---------- Data provided

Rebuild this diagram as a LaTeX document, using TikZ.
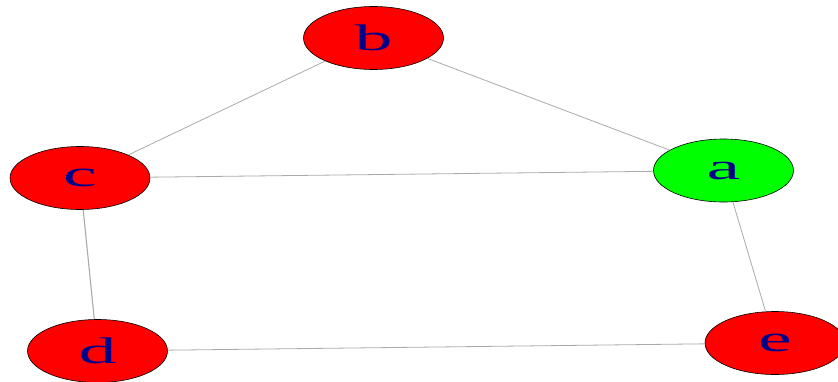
\documentclass[tikz,border=0pt]{standalone}
\usepackage{graphicx}
\usepackage{fontspec}
\setmainfont{Liberation Serif}
\usetikzlibrary{shapes.geometric}
\definecolor{vred}{RGB}{255,0,0}
\definecolor{vgreen}{RGB}{0,255,0}
\definecolor{vtext}{RGB}{0,0,139}
\definecolor{vedge}{RGB}{170,170,170}
\newcommand{\vlabel}[1]{\scalebox{2.05}[1]{#1}}
\tikzset{
  vert/.style={draw=black, ellipse, semithick, inner sep=0pt, minimum width=140pt, minimum height=63pt, text=vtext, font=\fontsize{37}{40}\selectfont},
  redvert/.style={vert, fill=vred},
  greenvert/.style={vert, fill=vgreen},
  link/.style={draw=vedge, line width=0.8pt}
}
\begin{document}
\begin{tikzpicture}[x=1pt,y=-1pt]
        \useasboundingbox (0,0) rectangle (838,381);
        \node[redvert] (b) at (373.5,38) {\vlabel{b}};
        \node[redvert] (c) at (80,178) {\vlabel{c}};
        \node[greenvert] (a) at (723.5,170.5) {\vlabel{a}};
        \node[redvert] (d) at (97.5,351) {\vlabel{d}};
        \node[redvert] (e) at (775,343) {\vlabel{e}};
        \draw[link] (b) -- (c);
        \draw[link] (b) -- (a);
        \draw[link] (c) -- (a);
        \draw[link, line width=1.1pt] (c) -- (d);
        \draw[link] (d) -- (e);
        \draw[link] (a) -- (e);
      \end{tikzpicture}
\end{document}
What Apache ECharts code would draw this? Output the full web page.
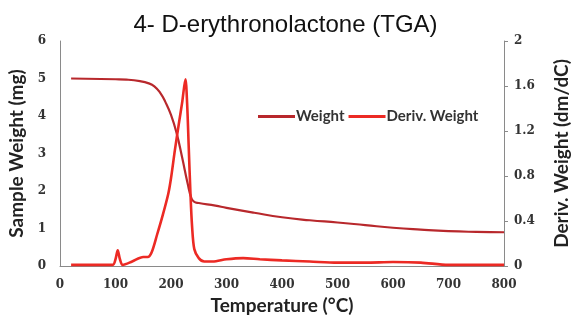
<!DOCTYPE html>
<html>
<head>
    <meta charset="utf-8">
    <title>TGA</title>
    <script src="https://cdn.jsdelivr.net/npm/echarts@6.0.0/dist/echarts.min.js"></script>
</head>
<body style="margin:0;background:#fff;">
<div id="main" style="width:571px;height:320px;"></div>
<script type="text/javascript">
    // weight curve (mg)
    var weightT = [20, 100, 120, 144, 160, 170, 180, 190, 200, 210, 220, 230, 237, 242, 250, 280, 300, 350, 400, 450, 500, 550, 600, 650, 700, 750, 800];
    var weightV = [5.0, 4.98, 4.97, 4.93, 4.87, 4.79, 4.63, 4.37, 4.03, 3.55, 2.9, 2.2, 1.8, 1.71, 1.68, 1.61, 1.55, 1.42, 1.3, 1.22, 1.16, 1.09, 1.02, 0.97, 0.93, 0.91, 0.9];
    // derivative curve (dm/dC)
    var derivT = [20, 95, 100, 104, 108, 113, 130, 150, 158, 165, 175, 185, 195, 200, 207, 214, 220, 226, 229, 232, 235, 238, 242, 250, 260, 275, 300, 330, 360, 400, 450, 500, 550, 600, 650, 700, 750, 800];
    var derivV = [0.01, 0.01, 0.06, 0.14, 0.06, 0.01, 0.04, 0.08, 0.08, 0.12, 0.28, 0.45, 0.64, 0.78, 1.03, 1.26, 1.45, 1.66, 1.45, 1.05, 0.65, 0.35, 0.15, 0.07, 0.04, 0.04, 0.06, 0.07, 0.06, 0.05, 0.04, 0.03, 0.03, 0.035, 0.03, 0.01, 0.01, 0.01];

    function pairs(xs, ys) {
        return xs.map(function (x, i) { return [x, ys[i]]; });
    }

    var tickFont = { fontFamily: 'DejaVu Serif', fontWeight: 'bold', fontSize: 12, color: '#333' };
    var nameFont = { fontFamily: 'Lato', fontWeight: 'bold', fontSize: 19, color: '#222' };

    var myChart = echarts.init(document.getElementById('main'));
    myChart.setOption({
        animation: false,
        title: {
            text: '4- D-erythronolactone (TGA)',
            left: 'center',
            top: 8,
            textStyle: { fontFamily: 'Liberation Sans', fontWeight: 'normal', fontSize: 24, color: '#111' }
        },
        legend: {
            left: 253,
            top: 104,
            itemWidth: 37,
            itemHeight: 3,
            itemGap: 4,
            icon: 'rect',
            textStyle: { fontFamily: 'Lato', fontWeight: 'bold', fontSize: 15, color: '#333', padding: [0, 0, 0, -4] },
            data: ['Weight', 'Deriv. Weight']
        },
        grid: { left: 60, right: 67, top: 41, bottom: 54, outerBoundsMode: 'none', containLabel: false },
        xAxis: {
            type: 'value',
            min: 0, max: 800, interval: 100,
            name: 'Temperature (°C)',
            nameLocation: 'middle',
            nameGap: 30,
            nameTextStyle: nameFont,
            axisLine: { lineStyle: { color: '#8a8a8a' } },
            axisTick: { show: false },
            splitLine: { show: false },
            axisLabel: Object.assign({ margin: 13 }, tickFont)
        },
        yAxis: [
            {
                type: 'value',
                min: 0, max: 6, interval: 1,
                name: 'Sample Weight (mg)',
                nameLocation: 'middle',
                nameGap: 31,
                nameTextStyle: nameFont,
                axisLine: { show: true, lineStyle: { color: '#8a8a8a' } },
                axisTick: { show: false },
                splitLine: { show: false },
                axisLabel: Object.assign({ margin: 14 }, tickFont)
            },
            {
                type: 'value',
                min: 0, max: 2, interval: 0.4,
                name: 'Deriv. Weight (dm/dC)',
                nameLocation: 'middle',
                nameGap: 48,
                nameTextStyle: nameFont,
                position: 'right',
                axisLine: { show: true, lineStyle: { color: '#8a8a8a' } },
                axisTick: { show: true, length: 4, lineStyle: { color: '#8a8a8a' } },
                splitLine: { show: false },
                axisLabel: Object.assign({ margin: 10 }, tickFont)
            }
        ],
        series: [
            {
                name: 'Weight',
                type: 'line',
                yAxisIndex: 0,
                symbol: 'none',
                smooth: 0.5,
                color: '#b8282c',
                lineStyle: { width: 2.2, color: '#b8282c' },
                data: pairs(weightT, weightV)
            },
            {
                name: 'Deriv. Weight',
                type: 'line',
                yAxisIndex: 1,
                symbol: 'none',
                smooth: 0.3,
                color: '#ec2a24',
                lineStyle: { width: 2.6, color: '#ec2a24' },
                data: pairs(derivT, derivV)
            }
        ]
    });
</script>
</body>
</html>
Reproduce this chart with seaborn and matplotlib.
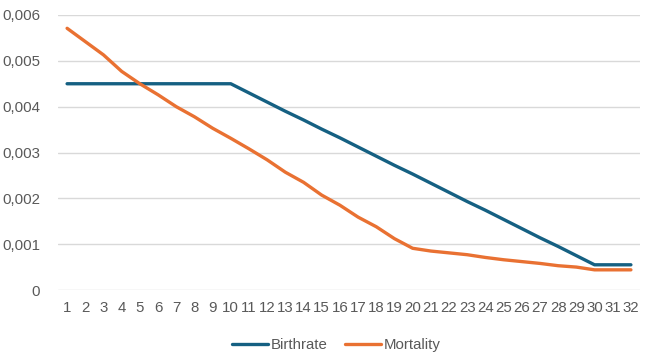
import pandas as pd
import seaborn as sns
import matplotlib.pyplot as plt
from matplotlib.ticker import FuncFormatter

# data
steps = list(range(1, 33))
birthrate = [0.0045, 0.0045, 0.0045, 0.0045, 0.0045, 0.0045, 0.0045, 0.0045, 0.0045, 0.0045,
             0.0043, 0.0041, 0.0039, 0.00371, 0.00351, 0.00332, 0.00312, 0.00292, 0.00272, 0.00253,
             0.00233, 0.00213, 0.00193, 0.00174, 0.00154, 0.00134, 0.00114, 0.00095, 0.00075, 0.00055,
             0.00055, 0.00055]
mortality = [0.00571, 0.00542, 0.00513, 0.00477, 0.0045, 0.00426, 0.0040, 0.00378, 0.00353, 0.00331,
             0.00308, 0.00284, 0.00257, 0.00235, 0.00207, 0.00185, 0.00159, 0.00138, 0.00112, 0.00091,
             0.00085, 0.00081, 0.00077, 0.00071, 0.00066, 0.00062, 0.00058, 0.00053, 0.0005, 0.00044,
             0.00044, 0.00044]
series_names = ['Birthrate', 'Mortality']
colors = ['#156082', '#E97132']

df = pd.DataFrame({'step': steps * 2,
                   'value': birthrate + mortality,
                   'series': [series_names[0]] * len(steps) + [series_names[1]] * len(steps)})

sns.set_style('white')
plt.rcParams['font.family'] = ['Liberation Sans', 'DejaVu Sans']

fig = plt.figure(figsize=(6.52, 3.62), dpi=100)
ax = fig.add_axes([58 / 652, 72 / 362, 582 / 652, 275 / 362])

sns.lineplot(data=df, x='step', y='value', hue='series', palette=colors,
             linewidth=2.4, ax=ax, legend=True)

ax.set_xlim(0.5, 32.5)
ax.set_ylim(0, 0.006)
ax.set_xticks(steps)
ax.set_yticks([0, 0.001, 0.002, 0.003, 0.004, 0.005, 0.006])
ax.yaxis.set_major_formatter(FuncFormatter(lambda v, p: '0' if v == 0 else f'{v:.3f}'.replace('.', ',')))
ax.grid(axis='y', color='#D9D9D9', linewidth=1)
ax.set_axisbelow(True)
for s in ax.spines.values():
    s.set_visible(False)
ax.tick_params(axis='both', length=0, labelsize=10.8, labelcolor='#595959')
ax.tick_params(axis='y', pad=13)
ax.tick_params(axis='x', pad=8)
ax.set_xlabel('')
ax.set_ylabel('')

ax.legend(loc='upper center', bbox_to_anchor=(0.478, -0.125), ncol=2, frameon=False,
          fontsize=10.8, handlelength=2.4, columnspacing=1.2, handletextpad=0.15,
          labelcolor='#595959')

fig.savefig('out.png', dpi=100)
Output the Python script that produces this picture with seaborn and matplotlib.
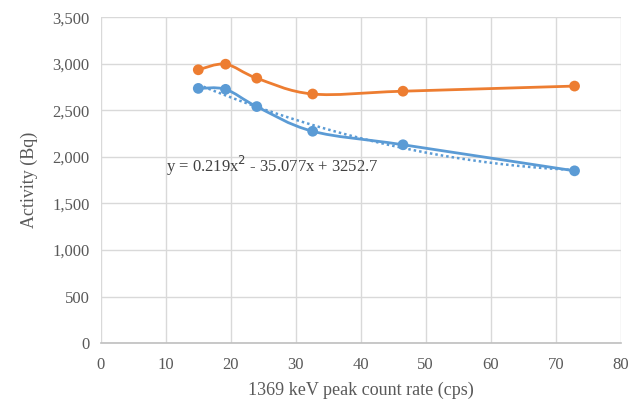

--------------------

(What is needed):
Go back to the listing above and reproduce, exactly, the stretch from the line bearing "Reproduce this chart" through the line bearing "from matplotlib.ticker import FuncFormatter", without its pictures.

(Solution for this exercise):
Reproduce this chart with seaborn and matplotlib.
import pandas as pd
import seaborn as sns
import matplotlib.pyplot as plt
from matplotlib.ticker import FuncFormatter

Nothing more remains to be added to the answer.